Set down the listing below verbatim, but only from its first line through the line containing "minimum width=342pt, minimum".

BEGIN

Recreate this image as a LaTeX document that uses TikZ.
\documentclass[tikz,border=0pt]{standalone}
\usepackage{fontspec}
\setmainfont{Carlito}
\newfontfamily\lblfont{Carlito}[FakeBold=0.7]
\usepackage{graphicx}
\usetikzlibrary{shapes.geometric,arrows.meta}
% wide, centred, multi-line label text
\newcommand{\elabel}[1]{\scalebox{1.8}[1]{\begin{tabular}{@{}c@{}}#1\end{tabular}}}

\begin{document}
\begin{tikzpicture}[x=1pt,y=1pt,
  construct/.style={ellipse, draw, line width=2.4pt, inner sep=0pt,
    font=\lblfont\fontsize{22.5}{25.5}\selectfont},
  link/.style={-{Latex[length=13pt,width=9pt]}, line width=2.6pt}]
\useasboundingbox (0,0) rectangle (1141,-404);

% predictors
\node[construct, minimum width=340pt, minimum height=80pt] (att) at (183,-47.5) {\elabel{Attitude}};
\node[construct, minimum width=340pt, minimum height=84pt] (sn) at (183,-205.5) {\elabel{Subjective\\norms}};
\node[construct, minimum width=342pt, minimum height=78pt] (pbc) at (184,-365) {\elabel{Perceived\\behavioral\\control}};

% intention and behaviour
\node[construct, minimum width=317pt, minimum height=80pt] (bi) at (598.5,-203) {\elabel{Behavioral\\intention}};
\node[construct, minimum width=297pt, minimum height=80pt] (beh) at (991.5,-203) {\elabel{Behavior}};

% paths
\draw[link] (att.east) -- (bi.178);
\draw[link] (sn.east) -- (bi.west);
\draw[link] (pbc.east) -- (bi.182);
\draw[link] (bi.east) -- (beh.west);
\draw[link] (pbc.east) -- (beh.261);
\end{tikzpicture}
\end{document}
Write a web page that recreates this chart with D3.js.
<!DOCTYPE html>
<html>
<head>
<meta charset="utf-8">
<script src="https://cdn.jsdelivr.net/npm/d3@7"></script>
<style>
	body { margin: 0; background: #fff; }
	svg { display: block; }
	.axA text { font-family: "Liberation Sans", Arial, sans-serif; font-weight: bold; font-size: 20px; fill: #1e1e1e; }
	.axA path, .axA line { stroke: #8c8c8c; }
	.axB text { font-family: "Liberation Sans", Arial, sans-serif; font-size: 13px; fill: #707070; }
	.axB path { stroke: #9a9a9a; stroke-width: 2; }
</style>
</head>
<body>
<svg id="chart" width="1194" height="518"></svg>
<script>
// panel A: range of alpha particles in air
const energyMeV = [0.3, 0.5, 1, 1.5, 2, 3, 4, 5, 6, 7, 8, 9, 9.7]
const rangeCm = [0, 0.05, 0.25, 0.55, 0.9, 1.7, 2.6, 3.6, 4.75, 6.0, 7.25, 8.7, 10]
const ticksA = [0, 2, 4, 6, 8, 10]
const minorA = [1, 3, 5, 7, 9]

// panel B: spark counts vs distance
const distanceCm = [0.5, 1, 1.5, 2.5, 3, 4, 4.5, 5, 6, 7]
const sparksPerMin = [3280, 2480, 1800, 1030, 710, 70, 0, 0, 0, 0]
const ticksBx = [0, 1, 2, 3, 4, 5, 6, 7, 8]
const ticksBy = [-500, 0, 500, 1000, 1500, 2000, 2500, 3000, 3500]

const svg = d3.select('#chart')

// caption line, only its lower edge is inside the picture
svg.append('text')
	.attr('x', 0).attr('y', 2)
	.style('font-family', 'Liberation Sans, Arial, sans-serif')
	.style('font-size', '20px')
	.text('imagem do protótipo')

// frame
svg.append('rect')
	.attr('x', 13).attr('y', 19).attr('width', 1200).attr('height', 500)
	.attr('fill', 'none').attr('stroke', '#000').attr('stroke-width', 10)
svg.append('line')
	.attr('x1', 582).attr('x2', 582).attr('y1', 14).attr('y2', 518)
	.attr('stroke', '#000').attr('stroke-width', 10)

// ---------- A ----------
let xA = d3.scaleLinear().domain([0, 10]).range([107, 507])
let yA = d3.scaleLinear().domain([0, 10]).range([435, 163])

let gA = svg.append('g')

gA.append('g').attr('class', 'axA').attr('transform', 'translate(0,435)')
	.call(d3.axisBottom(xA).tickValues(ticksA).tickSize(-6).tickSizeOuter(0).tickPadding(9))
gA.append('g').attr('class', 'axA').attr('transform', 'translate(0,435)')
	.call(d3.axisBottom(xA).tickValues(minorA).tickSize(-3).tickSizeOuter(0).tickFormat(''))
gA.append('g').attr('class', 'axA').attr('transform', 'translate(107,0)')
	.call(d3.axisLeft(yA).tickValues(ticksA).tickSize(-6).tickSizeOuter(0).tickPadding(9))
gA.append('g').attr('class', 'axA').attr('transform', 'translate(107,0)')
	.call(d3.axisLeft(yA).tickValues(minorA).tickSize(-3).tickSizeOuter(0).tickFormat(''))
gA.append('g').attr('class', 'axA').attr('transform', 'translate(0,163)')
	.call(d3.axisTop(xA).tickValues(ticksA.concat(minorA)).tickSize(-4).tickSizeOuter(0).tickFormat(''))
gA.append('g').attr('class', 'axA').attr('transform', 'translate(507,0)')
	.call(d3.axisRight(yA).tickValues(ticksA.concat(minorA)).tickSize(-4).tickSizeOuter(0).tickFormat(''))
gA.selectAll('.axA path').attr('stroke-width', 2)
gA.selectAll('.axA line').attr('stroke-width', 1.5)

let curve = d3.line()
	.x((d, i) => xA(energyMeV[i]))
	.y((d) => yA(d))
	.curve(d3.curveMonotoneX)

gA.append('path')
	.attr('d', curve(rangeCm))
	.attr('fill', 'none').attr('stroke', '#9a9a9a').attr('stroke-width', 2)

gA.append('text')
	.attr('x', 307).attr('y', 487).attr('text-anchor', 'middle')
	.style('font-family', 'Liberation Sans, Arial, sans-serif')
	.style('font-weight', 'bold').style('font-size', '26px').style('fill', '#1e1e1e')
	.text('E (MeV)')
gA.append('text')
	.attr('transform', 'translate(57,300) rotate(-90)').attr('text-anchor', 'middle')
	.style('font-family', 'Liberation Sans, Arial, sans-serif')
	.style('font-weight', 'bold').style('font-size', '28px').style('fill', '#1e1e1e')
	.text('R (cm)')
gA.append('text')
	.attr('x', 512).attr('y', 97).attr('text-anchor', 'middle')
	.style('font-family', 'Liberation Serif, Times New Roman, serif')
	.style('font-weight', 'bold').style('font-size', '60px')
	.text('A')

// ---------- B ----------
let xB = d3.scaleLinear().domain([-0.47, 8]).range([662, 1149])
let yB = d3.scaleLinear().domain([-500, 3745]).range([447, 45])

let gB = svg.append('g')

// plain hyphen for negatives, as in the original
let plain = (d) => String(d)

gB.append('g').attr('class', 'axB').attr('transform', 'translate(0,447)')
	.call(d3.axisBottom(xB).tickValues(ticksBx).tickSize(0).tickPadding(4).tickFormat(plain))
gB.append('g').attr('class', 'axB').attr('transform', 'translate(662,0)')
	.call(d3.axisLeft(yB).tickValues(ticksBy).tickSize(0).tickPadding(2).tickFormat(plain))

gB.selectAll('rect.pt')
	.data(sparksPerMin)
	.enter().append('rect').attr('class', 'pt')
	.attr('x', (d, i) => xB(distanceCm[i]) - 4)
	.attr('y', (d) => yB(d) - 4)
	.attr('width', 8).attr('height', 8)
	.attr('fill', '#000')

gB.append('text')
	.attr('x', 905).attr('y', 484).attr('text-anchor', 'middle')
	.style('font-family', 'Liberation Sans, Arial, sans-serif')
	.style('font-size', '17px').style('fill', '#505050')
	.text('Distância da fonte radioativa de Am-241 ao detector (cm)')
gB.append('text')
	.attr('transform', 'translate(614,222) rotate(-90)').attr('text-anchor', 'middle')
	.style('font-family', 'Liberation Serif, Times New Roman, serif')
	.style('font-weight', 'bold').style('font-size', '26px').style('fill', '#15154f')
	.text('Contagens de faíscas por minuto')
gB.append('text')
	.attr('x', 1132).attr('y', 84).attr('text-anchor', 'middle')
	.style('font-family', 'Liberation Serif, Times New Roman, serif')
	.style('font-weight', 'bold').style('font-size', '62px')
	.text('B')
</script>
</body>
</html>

END

• [SOLUTION TO THE PROBLEM]:
Recreate this image as a LaTeX document that uses TikZ.
\documentclass[tikz,border=0pt]{standalone}
\usepackage{fontspec}
\setmainfont{Carlito}
\newfontfamily\lblfont{Carlito}[FakeBold=0.7]
\usepackage{graphicx}
\usetikzlibrary{shapes.geometric,arrows.meta}
% wide, centred, multi-line label text
\newcommand{\elabel}[1]{\scalebox{1.8}[1]{\begin{tabular}{@{}c@{}}#1\end{tabular}}}

\begin{document}
\begin{tikzpicture}[x=1pt,y=1pt,
  construct/.style={ellipse, draw, line width=2.4pt, inner sep=0pt,
    font=\lblfont\fontsize{22.5}{25.5}\selectfont},
  link/.style={-{Latex[length=13pt,width=9pt]}, line width=2.6pt}]
\useasboundingbox (0,0) rectangle (1141,-404);

% predictors
\node[construct, minimum width=340pt, minimum height=80pt] (att) at (183,-47.5) {\elabel{Attitude}};
\node[construct, minimum width=340pt, minimum height=84pt] (sn) at (183,-205.5) {\elabel{Subjective\\norms}};
\node[construct, minimum width=342pt, minimum height=78pt] (pbc) at (184,-365) {\elabel{Perceived\\behavioral\\control}};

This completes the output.